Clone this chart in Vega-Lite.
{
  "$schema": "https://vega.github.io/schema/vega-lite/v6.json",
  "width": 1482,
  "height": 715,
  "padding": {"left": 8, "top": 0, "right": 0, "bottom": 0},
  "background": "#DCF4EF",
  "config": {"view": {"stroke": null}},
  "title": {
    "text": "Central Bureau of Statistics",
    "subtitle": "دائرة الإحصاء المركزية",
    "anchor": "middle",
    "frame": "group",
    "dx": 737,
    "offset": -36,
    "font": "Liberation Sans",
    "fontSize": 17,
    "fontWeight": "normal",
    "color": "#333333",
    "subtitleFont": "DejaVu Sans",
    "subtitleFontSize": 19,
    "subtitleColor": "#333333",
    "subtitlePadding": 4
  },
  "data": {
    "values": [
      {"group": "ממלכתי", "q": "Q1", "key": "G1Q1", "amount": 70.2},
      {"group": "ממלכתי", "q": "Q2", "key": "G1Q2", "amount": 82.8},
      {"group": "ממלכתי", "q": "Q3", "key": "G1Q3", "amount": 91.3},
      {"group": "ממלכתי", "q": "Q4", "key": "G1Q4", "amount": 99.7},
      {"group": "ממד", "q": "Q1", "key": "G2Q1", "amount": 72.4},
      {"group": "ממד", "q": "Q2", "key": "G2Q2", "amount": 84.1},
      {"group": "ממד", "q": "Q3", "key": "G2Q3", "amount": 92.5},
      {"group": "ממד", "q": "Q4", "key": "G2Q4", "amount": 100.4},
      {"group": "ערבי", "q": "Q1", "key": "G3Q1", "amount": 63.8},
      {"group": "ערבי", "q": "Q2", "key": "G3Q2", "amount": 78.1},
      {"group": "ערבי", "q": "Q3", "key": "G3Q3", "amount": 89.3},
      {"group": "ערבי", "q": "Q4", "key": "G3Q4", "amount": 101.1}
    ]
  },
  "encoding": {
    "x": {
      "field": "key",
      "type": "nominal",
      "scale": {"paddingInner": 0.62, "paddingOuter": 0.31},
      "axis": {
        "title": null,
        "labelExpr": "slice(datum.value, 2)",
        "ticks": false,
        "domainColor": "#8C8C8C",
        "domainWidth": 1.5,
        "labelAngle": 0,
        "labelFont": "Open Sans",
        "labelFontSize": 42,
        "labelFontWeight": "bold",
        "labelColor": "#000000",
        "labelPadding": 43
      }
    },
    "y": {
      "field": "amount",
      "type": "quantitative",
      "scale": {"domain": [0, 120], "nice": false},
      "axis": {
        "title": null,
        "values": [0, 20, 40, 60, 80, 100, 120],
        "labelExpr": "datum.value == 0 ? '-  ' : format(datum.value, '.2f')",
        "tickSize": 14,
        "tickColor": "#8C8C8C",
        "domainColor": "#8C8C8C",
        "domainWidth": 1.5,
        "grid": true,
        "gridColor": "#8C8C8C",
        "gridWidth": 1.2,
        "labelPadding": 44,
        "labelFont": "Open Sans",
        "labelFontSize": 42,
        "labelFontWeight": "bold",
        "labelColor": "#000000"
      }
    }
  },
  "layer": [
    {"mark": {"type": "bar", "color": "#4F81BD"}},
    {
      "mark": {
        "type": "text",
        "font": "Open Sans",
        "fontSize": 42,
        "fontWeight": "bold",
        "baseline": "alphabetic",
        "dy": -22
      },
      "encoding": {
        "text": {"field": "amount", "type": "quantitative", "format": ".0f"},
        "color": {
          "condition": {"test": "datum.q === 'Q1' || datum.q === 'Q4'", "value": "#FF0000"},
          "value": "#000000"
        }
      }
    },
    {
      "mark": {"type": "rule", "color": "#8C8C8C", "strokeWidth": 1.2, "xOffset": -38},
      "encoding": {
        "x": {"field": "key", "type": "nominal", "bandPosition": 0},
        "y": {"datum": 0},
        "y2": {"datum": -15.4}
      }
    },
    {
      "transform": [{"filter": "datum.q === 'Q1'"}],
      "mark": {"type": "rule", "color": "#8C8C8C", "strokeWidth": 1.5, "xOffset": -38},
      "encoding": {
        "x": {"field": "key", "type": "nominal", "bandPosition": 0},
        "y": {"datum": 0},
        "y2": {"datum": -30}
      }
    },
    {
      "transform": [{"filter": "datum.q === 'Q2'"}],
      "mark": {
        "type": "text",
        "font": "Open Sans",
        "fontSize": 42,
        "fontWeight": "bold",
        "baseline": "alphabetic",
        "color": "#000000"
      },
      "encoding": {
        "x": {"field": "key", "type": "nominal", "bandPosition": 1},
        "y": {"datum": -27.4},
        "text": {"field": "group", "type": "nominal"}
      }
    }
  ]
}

GIVEN INSTRUCTION
Print the listing above in full, exactly as it is.

TASK RESULT
Clone this chart in Vega-Lite.
{
  "$schema": "https://vega.github.io/schema/vega-lite/v6.json",
  "width": 1482,
  "height": 715,
  "padding": {"left": 8, "top": 0, "right": 0, "bottom": 0},
  "background": "#DCF4EF",
  "config": {"view": {"stroke": null}},
  "title": {
    "text": "Central Bureau of Statistics",
    "subtitle": "دائرة الإحصاء المركزية",
    "anchor": "middle",
    "frame": "group",
    "dx": 737,
    "offset": -36,
    "font": "Liberation Sans",
    "fontSize": 17,
    "fontWeight": "normal",
    "color": "#333333",
    "subtitleFont": "DejaVu Sans",
    "subtitleFontSize": 19,
    "subtitleColor": "#333333",
    "subtitlePadding": 4
  },
  "data": {
    "values": [
      {"group": "ממלכתי", "q": "Q1", "key": "G1Q1", "amount": 70.2},
      {"group": "ממלכתי", "q": "Q2", "key": "G1Q2", "amount": 82.8},
      {"group": "ממלכתי", "q": "Q3", "key": "G1Q3", "amount": 91.3},
      {"group": "ממלכתי", "q": "Q4", "key": "G1Q4", "amount": 99.7},
      {"group": "ממד", "q": "Q1", "key": "G2Q1", "amount": 72.4},
      {"group": "ממד", "q": "Q2", "key": "G2Q2", "amount": 84.1},
      {"group": "ממד", "q": "Q3", "key": "G2Q3", "amount": 92.5},
      {"group": "ממד", "q": "Q4", "key": "G2Q4", "amount": 100.4},
      {"group": "ערבי", "q": "Q1", "key": "G3Q1", "amount": 63.8},
      {"group": "ערבי", "q": "Q2", "key": "G3Q2", "amount": 78.1},
      {"group": "ערבי", "q": "Q3", "key": "G3Q3", "amount": 89.3},
      {"group": "ערבי", "q": "Q4", "key": "G3Q4", "amount": 101.1}
    ]
  },
  "encoding": {
    "x": {
      "field": "key",
      "type": "nominal",
      "scale": {"paddingInner": 0.62, "paddingOuter": 0.31},
      "axis": {
        "title": null,
        "labelExpr": "slice(datum.value, 2)",
        "ticks": false,
        "domainColor": "#8C8C8C",
        "domainWidth": 1.5,
        "labelAngle": 0,
        "labelFont": "Open Sans",
        "labelFontSize": 42,
        "labelFontWeight": "bold",
        "labelColor": "#000000",
        "labelPadding": 43
      }
    },
    "y": {
      "field": "amount",
      "type": "quantitative",
      "scale": {"domain": [0, 120], "nice": false},
      "axis": {
        "title": null,
        "values": [0, 20, 40, 60, 80, 100, 120],
        "labelExpr": "datum.value == 0 ? '-  ' : format(datum.value, '.2f')",
        "tickSize": 14,
        "tickColor": "#8C8C8C",
        "domainColor": "#8C8C8C",
        "domainWidth": 1.5,
        "grid": true,
        "gridColor": "#8C8C8C",
        "gridWidth": 1.2,
        "labelPadding": 44,
        "labelFont": "Open Sans",
        "labelFontSize": 42,
        "labelFontWeight": "bold",
        "labelColor": "#000000"
      }
    }
  },
  "layer": [
    {"mark": {"type": "bar", "color": "#4F81BD"}},
    {
      "mark": {
        "type": "text",
        "font": "Open Sans",
        "fontSize": 42,
        "fontWeight": "bold",
        "baseline": "alphabetic",
        "dy": -22
      },
      "encoding": {
        "text": {"field": "amount", "type": "quantitative", "format": ".0f"},
        "color": {
          "condition": {"test": "datum.q === 'Q1' || datum.q === 'Q4'", "value": "#FF0000"},
          "value": "#000000"
        }
      }
    },
    {
      "mark": {"type": "rule", "color": "#8C8C8C", "strokeWidth": 1.2, "xOffset": -38},
      "encoding": {
        "x": {"field": "key", "type": "nominal", "bandPosition": 0},
        "y": {"datum": 0},
        "y2": {"datum": -15.4}
      }
    },
    {
      "transform": [{"filter": "datum.q === 'Q1'"}],
      "mark": {"type": "rule", "color": "#8C8C8C", "strokeWidth": 1.5, "xOffset": -38},
      "encoding": {
        "x": {"field": "key", "type": "nominal", "bandPosition": 0},
        "y": {"datum": 0},
        "y2": {"datum": -30}
      }
    },
    {
      "transform": [{"filter": "datum.q === 'Q2'"}],
      "mark": {
        "type": "text",
        "font": "Open Sans",
        "fontSize": 42,
        "fontWeight": "bold",
        "baseline": "alphabetic",
        "color": "#000000"
      },
      "encoding": {
        "x": {"field": "key", "type": "nominal", "bandPosition": 1},
        "y": {"datum": -27.4},
        "text": {"field": "group", "type": "nominal"}
      }
    }
  ]
}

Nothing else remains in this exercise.